The hardest part of the transition

The hardest part isn't strategic — it's psychological. Reseller dropshipping promises low effort, low commitment, and reasonably fast results. Brand-driven dropshipping requires real commitment to a niche, real investment in audience and content, real operational discipline, and a much longer timeline before payoff.

Most operators don't make the transition because the activation energy looks higher than the gain looks. By the time they realize the old model has stopped working, they've already lost the runway to make the shift.

The operators who do make it through end up with businesses that are durable, profitable, and immune to most of the ecosystem-level changes that wipe out commodity resellers. They also tend to enjoy the work more — building a brand is more interesting than running an arbitrage play.

The bottom line

2026 dropshipping isn't a single thing anymore. There's the dying version — generic catalogs, paid traffic, race-to-the-bottom margins, no customer relationship beyond a single transaction. And there's the thriving version — niche brands with curated assortments, owned audiences, differentiated experiences, and supplier infrastructure built for reliability.

The fulfillment model can still be dropshipping. The business has to be a brand.

If your store still feels like a reseller — if you'd struggle to describe what it stands for in one sentence, if your packaging is your supplier's packaging, if your customers are paid traffic that never comes back — the transition isn't optional. It's the only path that keeps working.


EagleLytics gives brand-driven dropshippers the operational infrastructure they need to deliver reliable inventory across every supplier in their portfolio — because brands can't afford to oversell.

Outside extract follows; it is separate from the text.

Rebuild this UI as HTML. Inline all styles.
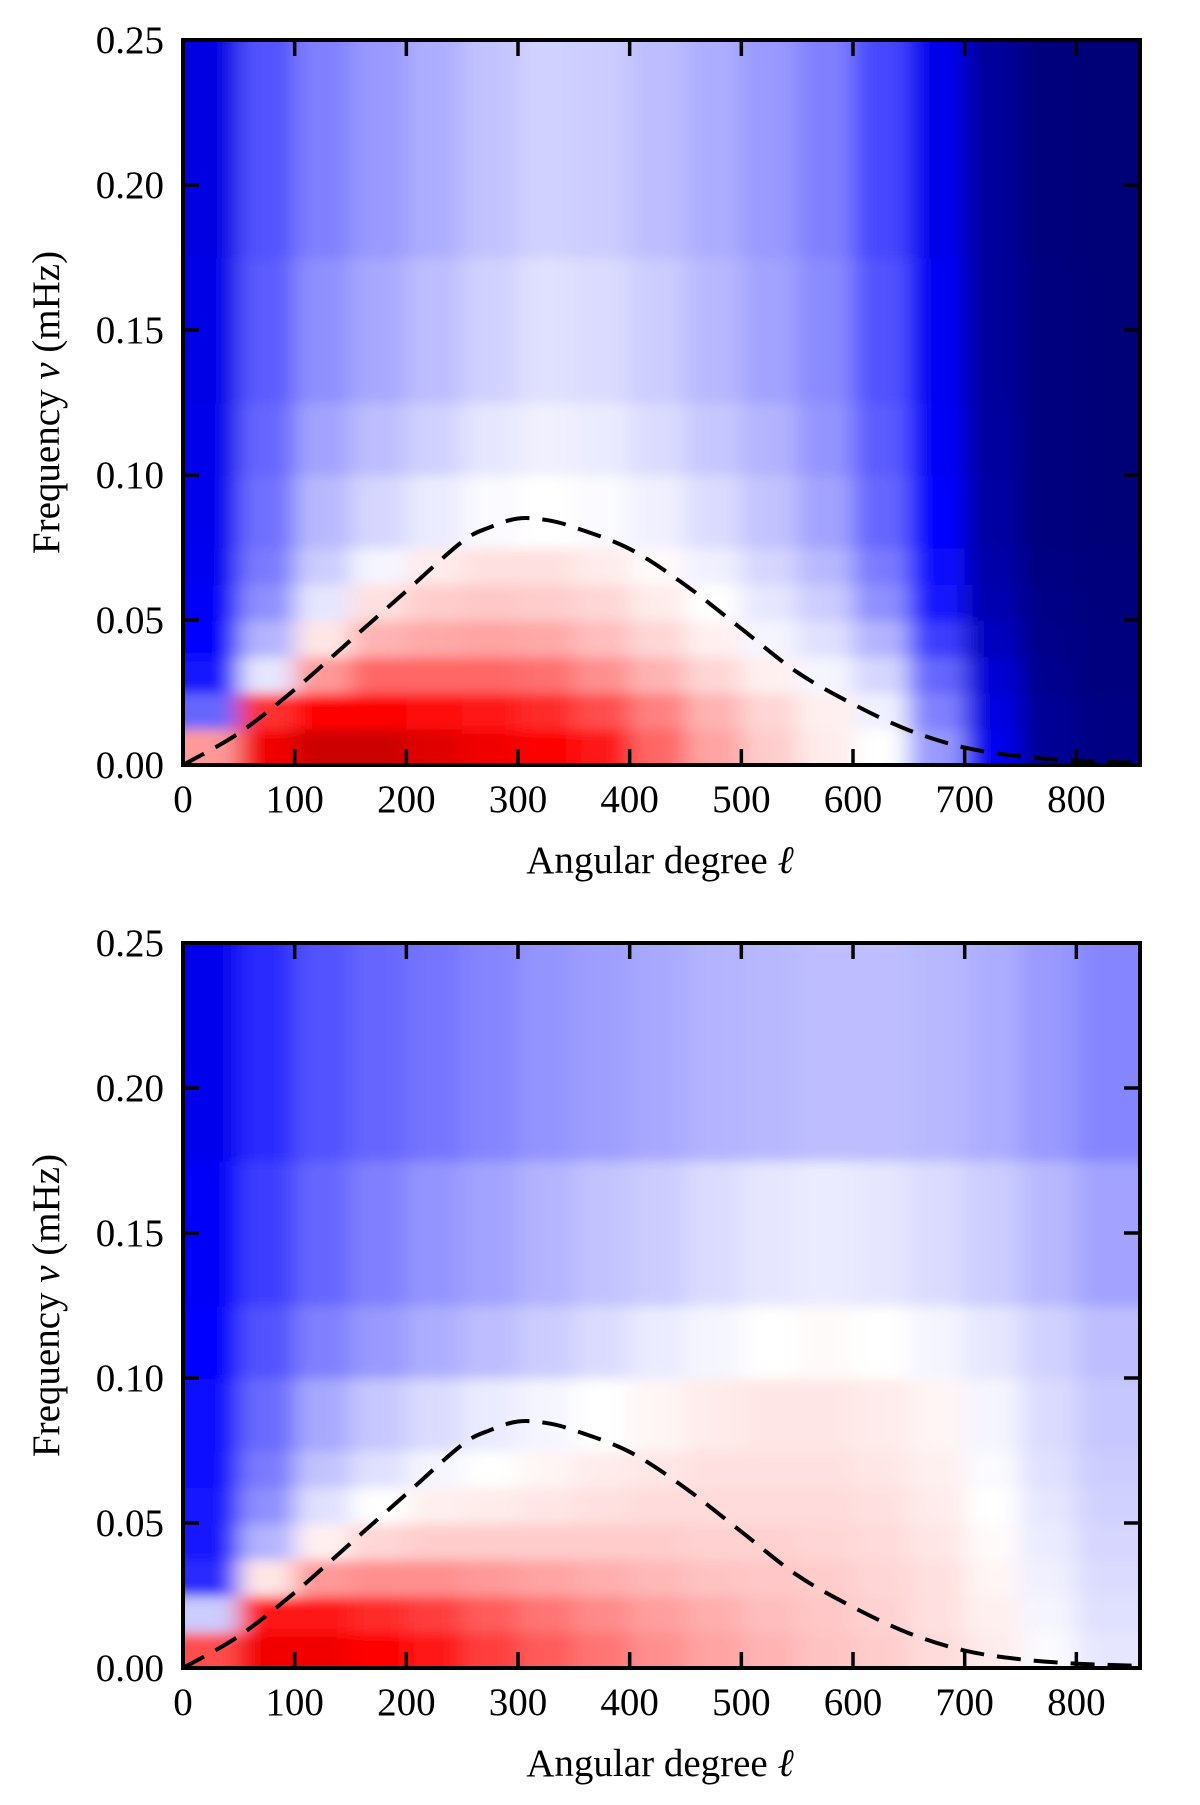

Start a free trial →

Frequently asked questions

Is dropshipping dead in 2026?
Generic, AliExpress-style reselling is largely dead — the economics no longer work given current ad costs, customer expectations, tariff structures, and platform compliance pressures. Brand-driven dropshipping, where a niche store uses dropship fulfillment as a logistics model rather than a business strategy, is very much alive and increasingly profitable.
What's the difference between a reseller and a brand-driven dropshipper?
Resellers carry generic catalogs, compete on price, rent paid traffic, and treat suppliers transactionally. Brand-driven dropshippers carry curated assortments fit to a niche identity, compete on experience, build owned audiences, and develop genuine supplier partnerships including private label arrangements.
Do brand-driven dropshippers still use suppliers from AliExpress, Spocket, Syncee, etc?
Yes, but selectively and as one of several supplier sources. Most brand-driven operators source from a mix of marketplace suppliers, direct manufacturer relationships, and private label arrangements — using each where it makes economic sense rather than relying entirely on one type.
How long does the transition from reseller to brand take?
Realistically, six to eighteen months for most operators. The transition involves niche selection, audience building, experience differentiation, and supplier renegotiation — none of which happen overnight. Operators who try to compress this into a few weeks usually end up with a re-skinned reseller, not a real brand.
Can a beginner start with brand-driven dropshipping from day one?
Yes, and arguably should. The economics of pure reselling are tough enough that starting in the brand-driven model — with niche commitment, audience building, and experience differentiation built in from the beginning — is often easier than starting as a reseller and trying to convert later.
What's the most overlooked aspect of becoming a brand?
Owned audience. Most operators focus on product selection and supplier sourcing while neglecting the email list, content, and direct customer relationships that distinguish a brand from a reseller. The brands that win in 2026 started building audience before they started building catalog.